Data
This module is used to initialise the dataset (constructed using anemoi-datasets) and load in the data in to the model. It also performs a series of checks, for example, that the training dataset end date is before the start date of the validation dataset.
The dataset files contain functions which define how the dataset gets
split between the workers (worker_init_func
) and how the dataset is
iterated across to produce the data batches that get fed as input into
the model (__iter__
).
Note
Users wishing to change the format of the batch input into the model
should sub-class NativeGridDataset
and change the __iter__
function.
The singledataset.py
file contains the NativeGridDataset
class
which is used for deterministic model training.
- class anemoi.training.data.dataset.singledataset.NativeGridDataset(data_reader: Callable, grid_indices: type[BaseGridIndices], relative_date_indices: list, shuffle: bool = True, label: str = 'generic')
Bases:
IterableDataset
Iterable dataset for AnemoI data on the arbitrary grids.
- property valid_date_indices: ndarray
Return valid date indices.
A date t is valid if we can sample the elements t + i for every relative_date_index i.
- set_comm_group_info(global_rank: int, model_comm_group_id: int, model_comm_group_rank: int, model_comm_num_groups: int, reader_group_rank: int, reader_group_size: int) None
Set model and reader communication group information (called by DDPGroupStrategy).
- Parameters:
global_rank (int) – Global rank
model_comm_group_id (int) – Model communication group ID
model_comm_group_rank (int) – Model communication group rank
model_comm_num_groups (int) – Number of model communication groups
reader_group_rank (int) – Reader group rank
reader_group_size (int) – Reader group size
The ensdataset.py
file contains the EnsNativeGridDataset
class
which is used for ensemble model training.
- class anemoi.training.data.dataset.ensdataset.EnsNativeGridDataset(data_reader: Callable, grid_indices: type[BaseGridIndices], relative_date_indices: list, shuffle: bool = True, label: str = 'generic', ens_members_per_device: int = 1, num_gpus_per_ens: int = 1, num_gpus_per_model: int = 1)
Bases:
NativeGridDataset
Iterable ensemble dataset for AnemoI data on the arbitrary grids.
- sample_eda_members(num_eda_members: int = 9) ndarray
Subselect EDA ensemble members assigned to the current device.

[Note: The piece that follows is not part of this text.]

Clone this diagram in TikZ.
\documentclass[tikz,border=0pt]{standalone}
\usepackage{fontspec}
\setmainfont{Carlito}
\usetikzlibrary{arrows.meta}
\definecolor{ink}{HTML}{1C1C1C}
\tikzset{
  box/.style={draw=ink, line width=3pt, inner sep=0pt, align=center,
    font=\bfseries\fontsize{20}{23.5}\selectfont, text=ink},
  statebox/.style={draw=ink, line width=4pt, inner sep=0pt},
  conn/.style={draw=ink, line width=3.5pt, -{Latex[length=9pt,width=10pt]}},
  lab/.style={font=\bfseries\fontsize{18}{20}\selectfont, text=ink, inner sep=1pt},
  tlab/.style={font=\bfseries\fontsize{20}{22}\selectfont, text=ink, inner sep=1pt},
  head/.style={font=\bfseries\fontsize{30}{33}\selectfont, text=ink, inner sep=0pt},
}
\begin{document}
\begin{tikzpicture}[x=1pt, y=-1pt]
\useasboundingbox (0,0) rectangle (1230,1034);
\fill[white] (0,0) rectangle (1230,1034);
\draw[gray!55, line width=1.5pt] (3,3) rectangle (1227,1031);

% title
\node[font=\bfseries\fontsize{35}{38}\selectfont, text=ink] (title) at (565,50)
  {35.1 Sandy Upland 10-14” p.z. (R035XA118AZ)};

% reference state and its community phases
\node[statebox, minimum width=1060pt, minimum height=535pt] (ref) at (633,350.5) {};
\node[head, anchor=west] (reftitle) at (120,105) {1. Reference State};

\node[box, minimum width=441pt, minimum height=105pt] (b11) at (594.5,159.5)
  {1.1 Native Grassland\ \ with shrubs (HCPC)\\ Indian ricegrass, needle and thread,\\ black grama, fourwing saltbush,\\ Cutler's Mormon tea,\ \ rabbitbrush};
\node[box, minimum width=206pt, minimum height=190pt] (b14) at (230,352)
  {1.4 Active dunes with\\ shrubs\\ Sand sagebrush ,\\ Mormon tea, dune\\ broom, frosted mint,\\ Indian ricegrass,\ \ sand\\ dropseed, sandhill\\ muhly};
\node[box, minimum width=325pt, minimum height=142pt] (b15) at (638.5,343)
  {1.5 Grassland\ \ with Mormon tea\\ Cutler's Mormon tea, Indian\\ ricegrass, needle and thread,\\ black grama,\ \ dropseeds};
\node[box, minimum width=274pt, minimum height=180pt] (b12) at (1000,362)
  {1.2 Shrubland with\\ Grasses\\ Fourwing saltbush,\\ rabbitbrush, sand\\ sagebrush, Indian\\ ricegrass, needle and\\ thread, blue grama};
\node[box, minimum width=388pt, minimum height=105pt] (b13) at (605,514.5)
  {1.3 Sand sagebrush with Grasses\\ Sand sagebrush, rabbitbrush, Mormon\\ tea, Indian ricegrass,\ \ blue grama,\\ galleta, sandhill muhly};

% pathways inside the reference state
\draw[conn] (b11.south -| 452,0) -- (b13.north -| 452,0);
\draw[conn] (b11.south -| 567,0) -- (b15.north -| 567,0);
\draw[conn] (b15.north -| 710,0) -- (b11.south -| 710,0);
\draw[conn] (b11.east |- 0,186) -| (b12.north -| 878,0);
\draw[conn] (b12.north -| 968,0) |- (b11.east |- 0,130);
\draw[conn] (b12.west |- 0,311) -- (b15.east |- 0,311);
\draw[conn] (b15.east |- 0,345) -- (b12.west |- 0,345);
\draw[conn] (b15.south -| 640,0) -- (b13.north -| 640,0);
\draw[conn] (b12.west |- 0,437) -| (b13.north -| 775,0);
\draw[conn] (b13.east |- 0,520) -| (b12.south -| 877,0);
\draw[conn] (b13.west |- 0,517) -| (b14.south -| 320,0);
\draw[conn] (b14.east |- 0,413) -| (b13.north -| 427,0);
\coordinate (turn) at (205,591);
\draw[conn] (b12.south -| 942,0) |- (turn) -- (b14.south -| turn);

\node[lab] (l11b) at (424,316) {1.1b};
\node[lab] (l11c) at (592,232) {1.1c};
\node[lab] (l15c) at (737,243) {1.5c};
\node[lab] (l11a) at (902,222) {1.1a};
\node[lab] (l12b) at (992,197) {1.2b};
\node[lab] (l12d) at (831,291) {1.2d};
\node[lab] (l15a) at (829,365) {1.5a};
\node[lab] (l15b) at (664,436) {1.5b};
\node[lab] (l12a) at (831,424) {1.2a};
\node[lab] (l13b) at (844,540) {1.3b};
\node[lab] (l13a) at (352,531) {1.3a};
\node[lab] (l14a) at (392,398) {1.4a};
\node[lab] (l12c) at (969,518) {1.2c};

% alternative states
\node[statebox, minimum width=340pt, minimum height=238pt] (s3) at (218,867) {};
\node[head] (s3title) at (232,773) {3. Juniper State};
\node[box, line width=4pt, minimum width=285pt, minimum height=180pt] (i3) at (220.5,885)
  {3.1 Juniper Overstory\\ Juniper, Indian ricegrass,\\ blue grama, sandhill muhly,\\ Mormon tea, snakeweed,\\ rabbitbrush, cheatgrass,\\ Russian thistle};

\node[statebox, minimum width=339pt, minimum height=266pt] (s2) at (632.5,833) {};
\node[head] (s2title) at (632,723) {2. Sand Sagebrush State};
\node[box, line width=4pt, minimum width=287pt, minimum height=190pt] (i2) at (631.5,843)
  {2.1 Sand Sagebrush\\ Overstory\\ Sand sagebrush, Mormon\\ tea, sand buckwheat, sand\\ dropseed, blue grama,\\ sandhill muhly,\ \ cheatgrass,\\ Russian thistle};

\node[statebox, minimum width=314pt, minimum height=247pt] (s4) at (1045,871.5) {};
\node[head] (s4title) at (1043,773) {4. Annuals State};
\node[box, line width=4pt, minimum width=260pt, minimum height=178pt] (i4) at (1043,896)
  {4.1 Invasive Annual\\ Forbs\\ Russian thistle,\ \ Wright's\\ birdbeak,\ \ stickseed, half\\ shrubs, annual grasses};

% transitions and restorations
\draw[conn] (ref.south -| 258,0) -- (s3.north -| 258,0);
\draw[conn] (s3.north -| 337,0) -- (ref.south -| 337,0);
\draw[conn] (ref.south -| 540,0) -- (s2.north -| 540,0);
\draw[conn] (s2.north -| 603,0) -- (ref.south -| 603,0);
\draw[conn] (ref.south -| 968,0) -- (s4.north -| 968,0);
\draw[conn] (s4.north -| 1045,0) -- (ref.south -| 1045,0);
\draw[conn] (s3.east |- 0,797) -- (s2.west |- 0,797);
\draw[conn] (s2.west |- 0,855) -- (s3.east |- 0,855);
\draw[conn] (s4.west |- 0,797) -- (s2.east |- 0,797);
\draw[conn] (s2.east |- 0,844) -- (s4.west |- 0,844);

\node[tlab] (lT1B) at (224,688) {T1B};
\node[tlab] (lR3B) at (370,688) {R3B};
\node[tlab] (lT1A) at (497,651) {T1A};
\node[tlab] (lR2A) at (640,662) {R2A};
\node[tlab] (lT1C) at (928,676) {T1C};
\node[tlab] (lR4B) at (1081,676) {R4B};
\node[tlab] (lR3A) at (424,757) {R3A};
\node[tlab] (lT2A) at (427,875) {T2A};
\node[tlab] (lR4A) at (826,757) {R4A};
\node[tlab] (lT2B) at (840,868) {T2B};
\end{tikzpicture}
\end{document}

- set_comm_group_info(global_rank: int, model_comm_group_id: int, model_comm_group_rank: int, model_comm_num_groups: int, ens_comm_group_id: int, ens_comm_group_rank: int, ens_comm_num_groups: int, reader_group_rank: int, reader_group_size: int) None
Set model and reader communication group information (called by DDPGroupStrategy).
- Parameters:
global_rank (int) – Global rank
model_comm_group_id (int) – Model communication group ID
model_comm_group_rank (int) – Model communication group rank
model_comm_num_groups (int) – Number of model communication groups
ens_comm_group_id (int) – Ensemble communication group ID
ens_comm_group_rank (int) – Ensemble communication group rank
ens_comm_num_groups (int) – Number of ensemble communication groups
reader_group_rank (int) – Reader group rank
reader_group_size (int) – Reader group size